By Craig Gibbons, Jaunty Social Trainer
Sometimes I can't stand to watch a Michael Cera movie, like Juno, because his juvenile awkwardness is just so uncomfortable. Thinking about it, though, I realize that I'm uncomfortable because I can relate so much to the situations that he gets caught in. I'm empathizing with him and can feel the anxiety that awkwardness causes in the situation – almost enough to make me to want to turn off the movie. It's funny – empathy can be the cause of stress, but it's also the way we make a connection with others. By being aware of our own empathy, we can use it to connect to others and take advantage of the situation for the better.
For instance, when I was in college, I was studying in the library when a woman walked in and sat at the table behind me. She was talking loudly on the phone and being kind of obnoxious. I looked back and saw the woman, who seemed very wrapped up in her own little world. A young man was seated across from her trying to read a book. I could see an annoyed look on the guy's face before I turned back toward my own work and tried to block out the woman's talking. After a few minutes, the aggravated young man finally made a request for the woman to go outside. The woman immediately became defensive and hostile toward him. The two began to vocally fight. The young man was not handling the situation in the best way, and the woman seemed to intentionally be trying to start something.
Outside of the tension of their situation, I realized that I was feeling stressed out just having to listen. I was empathizing with the discomfort of their public argument. But then I stopped listening and turned my head to look at everyone else in the room. In the immediate area, I could see about ten people either looking directly at the scene or visibly showing anxiety from the tension. As the fight went on, all our tension went higher and higher until I couldn't take it anymore. I didn't want to feel the tension, and I didn't want anyone else to feel it either. I realized that I could do something about it, and assertively interrupted them.
I said, "Hey guys, I don't think it's your intention, but your arguing is causing us a lot of tension. What can we do about this?"
Afterwards, I could feel the release of tension among myself and all the people within earshot. I suddenly became the hero of the room. I wouldn't have known that it was affecting everyone else if I hadn't taken a second to be aware of everyone else's feelings. I could sense that the nearby students were grateful that the situation was over. Afterwards, someone sitting nearby turned and expressed their gratitude that the argument was over.

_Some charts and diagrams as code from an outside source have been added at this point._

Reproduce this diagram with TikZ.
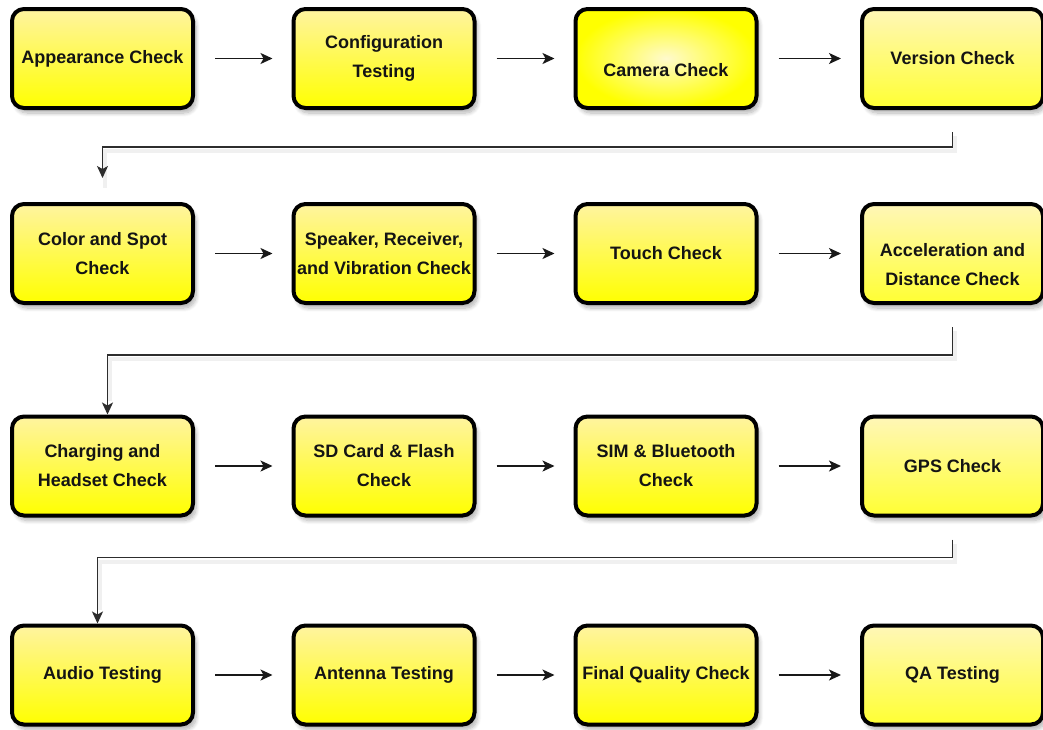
\documentclass[tikz,border=0pt]{standalone}
\usepackage{fontspec}
\setmainfont{Liberation Sans}
\usetikzlibrary{arrows.meta,shadows.blur}

\definecolor{paleyellow}{RGB}{255,244,160}
\definecolor{brightyellow}{RGB}{255,255,0}
\definecolor{glowyellow}{RGB}{255,250,205}
\definecolor{linegray}{RGB}{45,45,45}

\tikzset{
  checkbox/.style={draw=black, line width=4pt, rounded corners=12pt,
    minimum width=181pt, minimum height=99pt, inner sep=0pt, align=center,
    top color=paleyellow, bottom color=brightyellow, text=black!92,
    font=\bfseries\fontsize{18}{29}\selectfont,
    blur shadow={shadow xshift=3pt, shadow yshift=-5pt,
      shadow blur radius=4pt, shadow blur steps=8, shadow opacity=30}},
  palebox/.style={top color=paleyellow!75!white, bottom color=brightyellow!80!white},
  glowbox/.style={inner color=glowyellow, outer color=brightyellow},
  sunk/.style={text height=#1},
  flow/.style={-{Stealth[length=12pt,width=11pt,inset=3pt]}, line width=1.5pt,
    black!90, shorten <=20pt, shorten >=19pt},
  turn/.style={-{Stealth[length=12pt,width=11pt,inset=3pt]}, line width=1.4pt,
    linegray, shorten <=22pt,
    preaction={draw=black!6, line width=4pt, arrows=-, shorten >=18pt,
      transform canvas={shift={(2pt,-4pt)}}}}
}

\begin{document}
\begin{tikzpicture}[x=1pt,y=-1pt]
  \useasboundingbox (0,0) rectangle (1043,729);

  % row 1
  \node[checkbox] (appear) at (102.5,58.5) {Appearance Check};
  \node[checkbox] (config) at (384,58.5) {Configuration\\Testing};
  \node[checkbox, glowbox, sunk=37pt] (camera) at (666,58.5) {Camera Check};
  \node[checkbox, palebox] (version) at (952.5,58.5) {Version Check};

  % row 2
  \node[checkbox] (colorspot) at (102.5,253.5) {Color and Spot\\Check};
  \node[checkbox] (speaker) at (384,253.5) {Speaker, Receiver,\\and Vibration Check};
  \node[checkbox] (touch) at (666,253.5) {Touch Check};
  \node[checkbox, palebox, sunk=65pt] (accel) at (952.5,253.5) {Acceleration and\\Distance Check};

  % row 3
  \node[checkbox] (charging) at (102.5,466) {Charging and\\Headset Check};
  \node[checkbox] (sdcard) at (384,466) {SD Card \& Flash\\Check};
  \node[checkbox] (simbt) at (666,466) {SIM \& Bluetooth\\Check};
  \node[checkbox, palebox] (gps) at (952.5,466) {GPS Check};

  % row 4
  \node[checkbox] (audio) at (102.5,675) {Audio Testing};
  \node[checkbox] (antenna) at (384,675) {Antenna Testing};
  \node[checkbox] (final) at (666,675) {Final Quality Check};
  \node[checkbox, palebox] (qa) at (952.5,675) {QA Testing};

  % arrows along the rows
  \foreach \a/\b in {appear/config, config/camera, camera/version,
                     colorspot/speaker, speaker/touch, touch/accel,
                     charging/sdcard, sdcard/simbt, simbt/gps,
                     audio/antenna, antenna/final, final/qa}
    \draw[flow] (\a.east) -- (\b.west);

  % wrap from the end of one row to the start of the next
  \draw[turn, shorten >=24pt] (version.south) -- ++(0,37) -| (colorspot.north);
  \draw[turn] (accel.south) -- ++(0,50) -| ([xshift=5pt]charging.north);
  \draw[turn] (gps.south) -- ++(0,40) -| ([xshift=-5pt]audio.north);
\end{tikzpicture}
\end{document}
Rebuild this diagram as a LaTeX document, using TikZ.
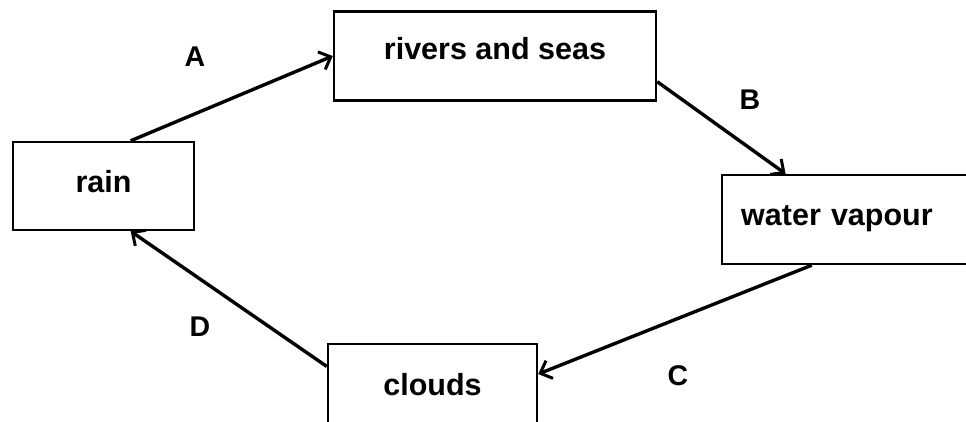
\documentclass[tikz,border=0pt]{standalone}
\usepackage{fontspec}
\setmainfont{Liberation Sans}
\usetikzlibrary{arrows.meta}
\begin{document}
\begin{tikzpicture}[x=1pt,y=-1pt,
  stage/.style={draw=black, line width=2.4pt, rectangle, inner sep=0pt,
    text height=22pt, text depth=6pt,
    font=\fontsize{30.5}{36}\selectfont\bfseries},
  flow/.style={line width=3.4pt, -{Straight Barb[length=10pt,width=19pt,line width=3pt]}},
  tag/.style={font=\fontsize{28.5}{33}\selectfont\bfseries, inner sep=0pt}]
  \useasboundingbox (0,0) rectangle (966,421);
  % the four stages of the water cycle
  \node[stage, minimum width=181pt, minimum height=88pt, text depth=10pt] (rain) at (103.5,186) {rain};
  \node[stage, minimum width=322pt, minimum height=89pt, text depth=16pt] (rivers) at (495,56) {rivers and seas};
  \node[stage, anchor=west, minimum height=89pt, text width=210pt, align=left,
        inner xsep=19pt, text depth=11pt] (vapour) at (721,219.5) {water vapour};
  \node[stage, minimum width=209pt, minimum height=86pt] (clouds) at (432.5,387) {clouds};
  % connecting arrows
  \draw[flow] (rain.59) -- (rivers.west);
  \draw[flow] (rivers.-9.5) -- (vapour.143.4);
  \draw[flow] (vapour.-127.4) -- (clouds.7.7);
  \draw[flow] (clouds.169.2) -- (rain.-59.5);
  % arrow labels
  \node[tag] (lA) at (195,57) {A};
  \node[tag] (lB) at (750,100) {B};
  \node[tag] (lC) at (678,376) {C};
  \node[tag] (lD) at (200,327) {D};
\end{tikzpicture}
\end{document}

Recognizing how other people are feeling, and identifying with those feelings allows us to take action in a way that will positively affect our status. You can become the hero of conversation. You can make someone's day. You can even stop something that's negatively affecting the emotions of others. Empathy is a tool that we can use with strategy and intuition to benefit us. You may not be the best at empathizing, but you can learn. What kind of situations have you been in where you could empathize with someone else, and what could you have done to help?